Bastardy, as a legal term, designates the civil condition of a child born under illegitimate circumstances. Under English common law, children born out of lawful wedlock were classed as bastards. In the eyes of the law they had no parents, no kindred, and no ancestors. They were not, then, entitled to a surname except such as they won for themselves by reputation, and they were heirs-at-law of no one. Although the early history of North Carolina furnishes occasional examples of illegitimate children who achieved fame and fortune, throughout the seventeenth and eighteenth centuries the great majority of them were apprenticed at a tender age to a master and condemned to a lowly existence.
In North Carolina, whose legal foundation was in common law, bastards ordinarily assumed the surnames of their birth mothers, but they otherwise suffered all of the common-law disabilities. Bastard children were thus disadvantaged from their birth. Bastardy proceedings were held to determine the probable paternity of an illegitimate child likely to become a charge on the public and to oblige the putative father to support the child. From as early as 1700, the mother of an illegitimate child could voluntarily appear before two justices of the peace and name the father of her child in a sworn statement, or she could be summoned by them and interrogated as to the father. By force of the mother's sworn testimony, the man was usually adjudged the putative father and was compelled to enter into a bond with sureties, called a "bastardy bond," to support the child at a set amount. Or, if the man resisted the nomination, he could be bound over to a full session of the county court, but even there the matter was, for more than a century, summarily dealt with. Many a young man "went west" rather than submit to the proceedings.
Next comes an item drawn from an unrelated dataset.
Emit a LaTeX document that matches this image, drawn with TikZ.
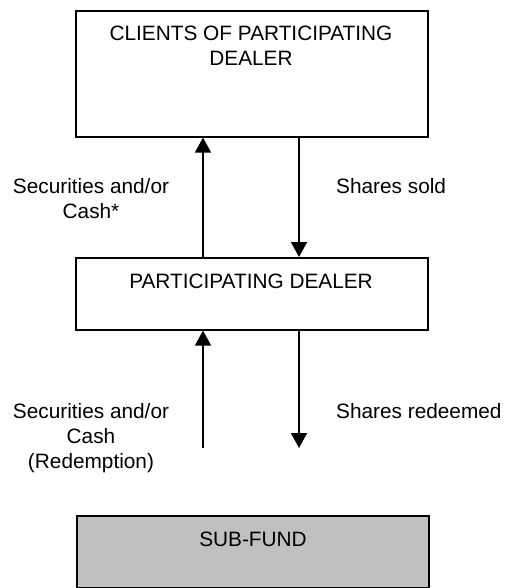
\documentclass[tikz,border=0pt]{standalone}
\usepackage{fontspec}
\setmainfont{Liberation Sans}
\usetikzlibrary{arrows.meta}
\begin{document}
\begin{tikzpicture}[x=1pt,y=-1pt,
  box/.style={draw=black,line width=1.6pt,anchor=north west,inner sep=0pt},
  txt/.style={font=\fontsize{20.8}{25}\selectfont,align=center,inner sep=0pt,anchor=base},
  lbl/.style={font=\fontsize{20.8}{25}\selectfont,align=center,inner sep=0pt,anchor=base},
  flow/.style={line width=1.6pt,-{Triangle[length=15pt,width=16pt]}}]
\useasboundingbox (0,0) rectangle (507,588);
\node[box,minimum width=352pt,minimum height=126pt] (top) at (75,10) {};
\node[box,minimum width=352pt,minimum height=72pt] (mid) at (75,257) {};
\node[box,fill={rgb,255:red,192;green,192;blue,192},minimum width=352pt,minimum height=72pt] (fund) at (76,515) {};
\node[txt] (toptxt) at (251,66) {CLIENTS OF PARTICIPATING\\DEALER};
\node[txt] (midtxt) at (251,288) {PARTICIPATING DEALER};
\node[txt] (fundtxt) at (253,546) {SUB-FUND};
\coordinate (lowL) at (203,448);
\coordinate (lowR) at (299,448);
\draw[flow] (mid.north -| lowL) -- (top.south -| lowL);
\draw[flow] (top.south -| lowR) -- (mid.north -| lowR);
\draw[flow] (lowL) -- (mid.south -| lowL);
\draw[flow] (mid.south -| lowR) -- (lowR);
\node[lbl] (l1) at (91,218) {Securities and/or\\Cash*};
\node[lbl,anchor=base west] (l2) at (336,193) {Shares sold};
\node[lbl] (l3) at (91,468) {Securities and/or\\Cash\\(Redemption)};
\node[lbl,anchor=base west] (l4) at (336,418) {Shares redeemed};
\end{tikzpicture}
\end{document}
In 1814 an amendment to the bastardy law made the mother's sworn testimony prima facie evidence rather than conclusive evidence, granted the putative father a trial by jury, and required the proceedings to be brought within three years of the child's birth. (An act of 1850 strengthened the sworn testimony of the mother by making her evidence presumptive rather than prima facie.) Gradually the minimum age to which the child had to be supported was raised to 10 (the age stipulated by the bastardy act of 1933), then to 14 in 1937, and to 18 in 1951.
In 1917 the General Assembly enacted a provision that automatically legitimated all children of parents who married each other either before or after the birth of the child. Legitimation by private act, by court order, and under the 1917 law entitled a child to the use of the father's surname and made him or her heir to, but not through, the father. By an act of 1955, legitimated children were made heirs-at-law to and through both mother and father, and were thus given complete families. Under the law, children born under illegitimate circumstances whose births are not legitimated by court order or by marriage of their birth parents remain without kindred and without ancestors.